- _Goal_:
Extract the whole listing as it stands. Do not include the pictures.

++++ Provided material ++++

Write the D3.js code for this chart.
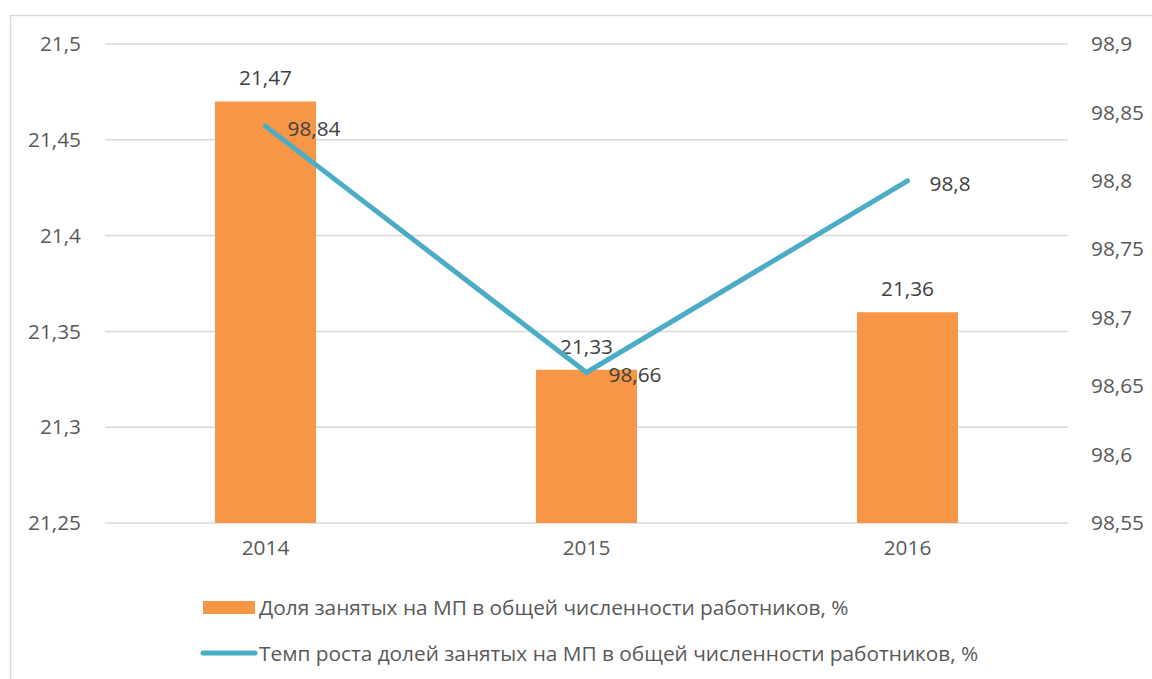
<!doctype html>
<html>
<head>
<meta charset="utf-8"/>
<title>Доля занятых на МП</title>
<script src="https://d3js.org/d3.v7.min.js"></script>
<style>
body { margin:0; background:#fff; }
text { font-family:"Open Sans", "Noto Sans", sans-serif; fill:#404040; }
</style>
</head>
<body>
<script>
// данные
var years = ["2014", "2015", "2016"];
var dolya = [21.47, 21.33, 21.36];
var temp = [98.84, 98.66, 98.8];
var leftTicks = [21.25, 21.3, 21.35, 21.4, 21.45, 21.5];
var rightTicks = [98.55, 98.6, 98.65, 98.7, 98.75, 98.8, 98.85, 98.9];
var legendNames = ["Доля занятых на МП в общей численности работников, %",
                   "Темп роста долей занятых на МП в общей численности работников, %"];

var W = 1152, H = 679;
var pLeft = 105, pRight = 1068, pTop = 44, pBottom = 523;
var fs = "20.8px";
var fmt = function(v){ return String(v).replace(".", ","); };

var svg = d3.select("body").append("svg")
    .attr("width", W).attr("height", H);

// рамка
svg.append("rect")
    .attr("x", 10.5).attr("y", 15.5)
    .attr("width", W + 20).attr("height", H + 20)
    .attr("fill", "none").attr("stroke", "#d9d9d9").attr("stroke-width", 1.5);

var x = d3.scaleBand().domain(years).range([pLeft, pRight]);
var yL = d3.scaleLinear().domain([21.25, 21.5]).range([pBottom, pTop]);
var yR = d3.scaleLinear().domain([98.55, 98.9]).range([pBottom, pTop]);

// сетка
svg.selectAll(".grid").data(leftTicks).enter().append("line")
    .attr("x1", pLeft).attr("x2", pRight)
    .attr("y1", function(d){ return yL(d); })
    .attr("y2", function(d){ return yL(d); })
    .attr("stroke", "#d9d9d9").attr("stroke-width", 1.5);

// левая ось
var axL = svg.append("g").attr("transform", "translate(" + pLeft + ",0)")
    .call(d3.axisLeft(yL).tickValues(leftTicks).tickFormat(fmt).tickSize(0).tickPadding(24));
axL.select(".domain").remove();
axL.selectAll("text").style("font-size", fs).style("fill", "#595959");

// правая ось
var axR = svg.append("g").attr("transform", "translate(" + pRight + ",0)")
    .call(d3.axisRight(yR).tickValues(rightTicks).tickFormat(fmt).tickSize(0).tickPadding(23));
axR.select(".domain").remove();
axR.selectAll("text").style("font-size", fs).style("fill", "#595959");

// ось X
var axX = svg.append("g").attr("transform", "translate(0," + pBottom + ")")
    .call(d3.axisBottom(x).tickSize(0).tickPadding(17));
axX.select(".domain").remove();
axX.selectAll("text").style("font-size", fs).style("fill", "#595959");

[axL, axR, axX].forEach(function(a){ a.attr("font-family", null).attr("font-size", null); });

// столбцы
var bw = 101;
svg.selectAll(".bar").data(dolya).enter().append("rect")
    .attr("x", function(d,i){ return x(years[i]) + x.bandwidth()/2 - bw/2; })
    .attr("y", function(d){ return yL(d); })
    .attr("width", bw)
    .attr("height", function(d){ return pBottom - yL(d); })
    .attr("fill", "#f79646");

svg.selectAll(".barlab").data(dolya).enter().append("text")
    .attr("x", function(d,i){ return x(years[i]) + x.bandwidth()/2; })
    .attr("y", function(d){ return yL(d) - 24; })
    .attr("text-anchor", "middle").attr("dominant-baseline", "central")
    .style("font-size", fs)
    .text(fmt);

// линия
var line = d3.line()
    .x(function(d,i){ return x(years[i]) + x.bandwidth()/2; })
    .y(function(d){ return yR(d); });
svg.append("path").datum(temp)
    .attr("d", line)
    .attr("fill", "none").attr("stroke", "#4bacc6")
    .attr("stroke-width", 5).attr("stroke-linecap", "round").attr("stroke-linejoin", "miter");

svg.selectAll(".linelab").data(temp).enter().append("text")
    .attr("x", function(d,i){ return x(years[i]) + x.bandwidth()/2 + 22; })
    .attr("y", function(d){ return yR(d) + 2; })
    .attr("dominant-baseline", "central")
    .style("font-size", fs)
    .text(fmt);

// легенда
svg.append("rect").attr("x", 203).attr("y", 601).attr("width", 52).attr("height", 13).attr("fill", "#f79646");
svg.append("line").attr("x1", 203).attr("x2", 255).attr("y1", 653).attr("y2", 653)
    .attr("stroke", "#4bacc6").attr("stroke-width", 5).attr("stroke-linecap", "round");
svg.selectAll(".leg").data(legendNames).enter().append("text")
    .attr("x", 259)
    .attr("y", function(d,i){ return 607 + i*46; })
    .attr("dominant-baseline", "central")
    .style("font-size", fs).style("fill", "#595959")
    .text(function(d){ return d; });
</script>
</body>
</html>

++++

- _Task solution_:
Write the D3.js code for this chart.
<!doctype html>
<html>
<head>
<meta charset="utf-8"/>
<title>Доля занятых на МП</title>
<script src="https://d3js.org/d3.v7.min.js"></script>
<style>
body { margin:0; background:#fff; }
text { font-family:"Open Sans", "Noto Sans", sans-serif; fill:#404040; }
</style>
</head>
<body>
<script>
// данные
var years = ["2014", "2015", "2016"];
var dolya = [21.47, 21.33, 21.36];
var temp = [98.84, 98.66, 98.8];
var leftTicks = [21.25, 21.3, 21.35, 21.4, 21.45, 21.5];
var rightTicks = [98.55, 98.6, 98.65, 98.7, 98.75, 98.8, 98.85, 98.9];
var legendNames = ["Доля занятых на МП в общей численности работников, %",
                   "Темп роста долей занятых на МП в общей численности работников, %"];

var W = 1152, H = 679;
var pLeft = 105, pRight = 1068, pTop = 44, pBottom = 523;
var fs = "20.8px";
var fmt = function(v){ return String(v).replace(".", ","); };

var svg = d3.select("body").append("svg")
    .attr("width", W).attr("height", H);

// рамка
svg.append("rect")
    .attr("x", 10.5).attr("y", 15.5)
    .attr("width", W + 20).attr("height", H + 20)
    .attr("fill", "none").attr("stroke", "#d9d9d9").attr("stroke-width", 1.5);

var x = d3.scaleBand().domain(years).range([pLeft, pRight]);
var yL = d3.scaleLinear().domain([21.25, 21.5]).range([pBottom, pTop]);
var yR = d3.scaleLinear().domain([98.55, 98.9]).range([pBottom, pTop]);

// сетка
svg.selectAll(".grid").data(leftTicks).enter().append("line")
    .attr("x1", pLeft).attr("x2", pRight)
    .attr("y1", function(d){ return yL(d); })
    .attr("y2", function(d){ return yL(d); })
    .attr("stroke", "#d9d9d9").attr("stroke-width", 1.5);

// левая ось
var axL = svg.append("g").attr("transform", "translate(" + pLeft + ",0)")
    .call(d3.axisLeft(yL).tickValues(leftTicks).tickFormat(fmt).tickSize(0).tickPadding(24));
axL.select(".domain").remove();
axL.selectAll("text").style("font-size", fs).style("fill", "#595959");

// правая ось
var axR = svg.append("g").attr("transform", "translate(" + pRight + ",0)")
    .call(d3.axisRight(yR).tickValues(rightTicks).tickFormat(fmt).tickSize(0).tickPadding(23));
axR.select(".domain").remove();
axR.selectAll("text").style("font-size", fs).style("fill", "#595959");

// ось X
var axX = svg.append("g").attr("transform", "translate(0," + pBottom + ")")
    .call(d3.axisBottom(x).tickSize(0).tickPadding(17));
axX.select(".domain").remove();
axX.selectAll("text").style("font-size", fs).style("fill", "#595959");

[axL, axR, axX].forEach(function(a){ a.attr("font-family", null).attr("font-size", null); });

// столбцы
var bw = 101;
svg.selectAll(".bar").data(dolya).enter().append("rect")
    .attr("x", function(d,i){ return x(years[i]) + x.bandwidth()/2 - bw/2; })
    .attr("y", function(d){ return yL(d); })
    .attr("width", bw)
    .attr("height", function(d){ return pBottom - yL(d); })
    .attr("fill", "#f79646");

svg.selectAll(".barlab").data(dolya).enter().append("text")
    .attr("x", function(d,i){ return x(years[i]) + x.bandwidth()/2; })
    .attr("y", function(d){ return yL(d) - 24; })
    .attr("text-anchor", "middle").attr("dominant-baseline", "central")
    .style("font-size", fs)
    .text(fmt);

// линия
var line = d3.line()
    .x(function(d,i){ return x(years[i]) + x.bandwidth()/2; })
    .y(function(d){ return yR(d); });
svg.append("path").datum(temp)
    .attr("d", line)
    .attr("fill", "none").attr("stroke", "#4bacc6")
    .attr("stroke-width", 5).attr("stroke-linecap", "round").attr("stroke-linejoin", "miter");

svg.selectAll(".linelab").data(temp).enter().append("text")
    .attr("x", function(d,i){ return x(years[i]) + x.bandwidth()/2 + 22; })
    .attr("y", function(d){ return yR(d) + 2; })
    .attr("dominant-baseline", "central")
    .style("font-size", fs)
    .text(fmt);

// легенда
svg.append("rect").attr("x", 203).attr("y", 601).attr("width", 52).attr("height", 13).attr("fill", "#f79646");
svg.append("line").attr("x1", 203).attr("x2", 255).attr("y1", 653).attr("y2", 653)
    .attr("stroke", "#4bacc6").attr("stroke-width", 5).attr("stroke-linecap", "round");
svg.selectAll(".leg").data(legendNames).enter().append("text")
    .attr("x", 259)
    .attr("y", function(d,i){ return 607 + i*46; })
    .attr("dominant-baseline", "central")
    .style("font-size", fs).style("fill", "#595959")
    .text(function(d){ return d; });
</script>
</body>
</html>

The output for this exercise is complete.